June 18, 2013 2:30 PM
The so-called rate shock from Obamacare has hit Ohio. The state’s Department of Insurance announced last Thursday that the average individual-market health insurance premium in 2014 will cost approximately $420," per month, "representing an increase of 88 percent.” "We have warned of these increases,” said Lt. Gov. Mary Taylor. “Consumers will have fewer choices and pay much higher premiums for their health insurance starting in 2014." Projected costs ranged from $282.51 to $577.40 for individual health plans. "But for many experts who understand the economics of health insurance, the premium increases are not shocking at all. In August of 2011, the actuarial firm Milliman predicted that the Affordable Care Act would increase individual-market premiums in Ohio by 55 to 85 percent.
Most of these cost increases are not only a matter of red tape and compliance burdens, but also related to cost-shifting (what some might view as robbing Peter to pay Paul), and requirements that insurance cover routine minor expenses, rather than performing insurance's traditional function of protecting against risk by paying unexpected expenses such as medical treatment for injuries and illnesses.

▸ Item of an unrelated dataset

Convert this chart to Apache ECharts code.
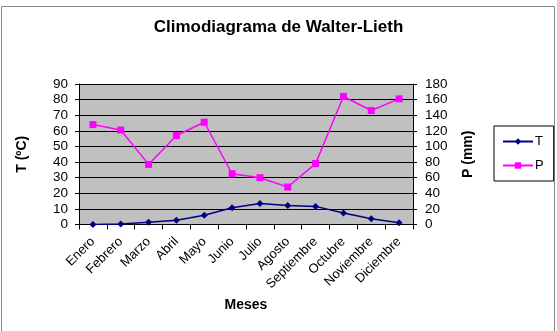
<!DOCTYPE html>
<html>
<head>
    <meta charset="utf-8" />
    <title>Climodiagrama</title>
    <script type="text/javascript" src="https://cdn.jsdelivr.net/npm/echarts@6/dist/echarts.min.js"></script>
    <style>
        html, body { margin: 0; padding: 0; background: #fff; }
        #main { width: 557px; height: 331px; }
    </style>
</head>
<body>
    <div id="main"></div>
    <script type="text/javascript">
        // datos
        var meses = ['Enero', 'Febrero', 'Marzo', 'Abril', 'Mayo', 'Junio', 'Julio', 'Agosto', 'Septiembre', 'Octubre', 'Noviembre', 'Diciembre'];
        var temperatura = [0, 0.3, 1.4, 2.7, 5.9, 10.7, 13.5, 12.2, 11.6, 7.3, 3.7, 1.1];
        var precipitacion = [128, 121, 77, 114, 131, 65, 60, 48, 78, 164, 146, 161];

        var myChart = echarts.init(document.getElementById('main'));
        var font = 'Liberation Sans, Arial, sans-serif';

        var option = {
            animation: false,
            title: {
                text: 'Climodiagrama de Walter-Lieth',
                left: 'center',
                top: 14,
                textStyle: { fontFamily: font, fontSize: 17, fontWeight: 'bold', color: '#000' }
            },
            graphic: [{
                type: 'rect',
                shape: { x: 1.5, y: 6.5, width: 553, height: 340 },
                style: { fill: 'none', stroke: '#888', lineWidth: 1 },
                silent: true
            }],
            legend: {
                orient: 'vertical',
                left: 494,
                top: 126,
                width: 58,
                padding: [9, 10, 9, 8],
                itemGap: 11,
                itemWidth: 30,
                itemHeight: 8,
                borderColor: '#000',
                borderWidth: 1,
                backgroundColor: '#fff',
                textStyle: { fontFamily: font, fontSize: 13, color: '#000', padding: [0, 0, 0, -3] },
                data: ['T', 'P']
            },
            grid: { left: 79, right: 144, top: 84, bottom: 106.5, show: true, backgroundColor: '#c0c0c0', borderWidth: 0 },
            xAxis: {
                type: 'category',
                data: meses,
                name: 'Meses',
                nameLocation: 'middle',
                nameGap: 74,
                nameTextStyle: { fontFamily: font, fontSize: 14, fontWeight: 'bold', color: '#000' },
                axisLine: { lineStyle: { color: '#000' } },
                axisTick: { show: true, length: 5, lineStyle: { color: '#000' } },
                axisLabel: { rotate: 45, interval: 0, fontFamily: font, fontSize: 13, color: '#000', margin: 15 }
            },
            yAxis: [{
                type: 'value',
                min: 0, max: 90, interval: 10,
                name: 'T (ºC)',
                nameLocation: 'middle',
                nameGap: 50,
                nameTextStyle: { fontFamily: font, fontSize: 14, fontWeight: 'bold', color: '#000' },
                axisLine: { show: true, lineStyle: { color: '#000' } },
                axisTick: { show: true, length: 4, lineStyle: { color: '#000' } },
                axisLabel: { fontFamily: font, fontSize: 13.5, color: '#000', margin: 11 },
                splitLine: { lineStyle: { color: '#000', width: 1 } }
            }, {
                type: 'value',
                min: 0, max: 180, interval: 20,
                name: 'P (mm)',
                nameLocation: 'middle',
                nameGap: 48,
                nameTextStyle: { fontFamily: font, fontSize: 14, fontWeight: 'bold', color: '#000' },
                axisLine: { show: true, lineStyle: { color: '#000' } },
                axisTick: { show: true, length: 4, lineStyle: { color: '#000' } },
                axisLabel: { fontFamily: font, fontSize: 13.5, color: '#000', margin: 12 },
                splitLine: { show: false }
            }],
            series: [{
                name: 'T',
                type: 'line',
                yAxisIndex: 0,
                data: temperatura,
                symbol: 'diamond',
                symbolSize: 7,
                itemStyle: { color: '#000080' },
                lineStyle: { color: '#000080', width: 1.5 }
            }, {
                name: 'P',
                type: 'line',
                yAxisIndex: 1,
                data: precipitacion,
                symbol: 'rect',
                symbolSize: 7,
                itemStyle: { color: '#ff00ff' },
                lineStyle: { color: '#ff00ff', width: 1.5 }
            }]
        };

        myChart.setOption(option);
    </script>
</body>
</html>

Wall Street Cheat Sheet's commentary "Proof that Obamacare ‘Rate Shock’ Is Real" says that "two main drivers" cause most of this increase: Risk pool composition changes will require the young to subsidize the old and the healthy to subsidize the sick; and Obamacare’s expansion of insurance benefits, particularly its required reductions in deductibles and co-pays."
Health insurance expenses also will go up because of state court rulings that invalidate common-sense limits on meritless lawsuits, such as the Oklahoma Supreme Court's recent ruling in Wall v. Marouk . In that case, the court struck down a requirement medical malpractice lawsuits not be filed unless they are supported by evidence the physician violated the standard of care (in the form of an expert affidavit), even though such evidence is required for liability. In so doing, it encouraged nuisance lawsuits that drive up the cost of healthcare by encouraging doctors to order unnecessary tests and practice other forms of costly and unnecessary "defensive medicine." (The activism of the court's decision is buttressed by the fact that the same day it did that, the Oklahoma Supreme Court also nullified the state's general tort reform in its entirety. (Here is some coverage: WLF, TortsProf, Tulsa World, Reuters, NewsOK, Beck ("the Oklahoma Supreme Court was plainly out of control in Ysbrand, and unfortunately it remains out of control to this day"), Douglas v. Cox Retirement Properties).)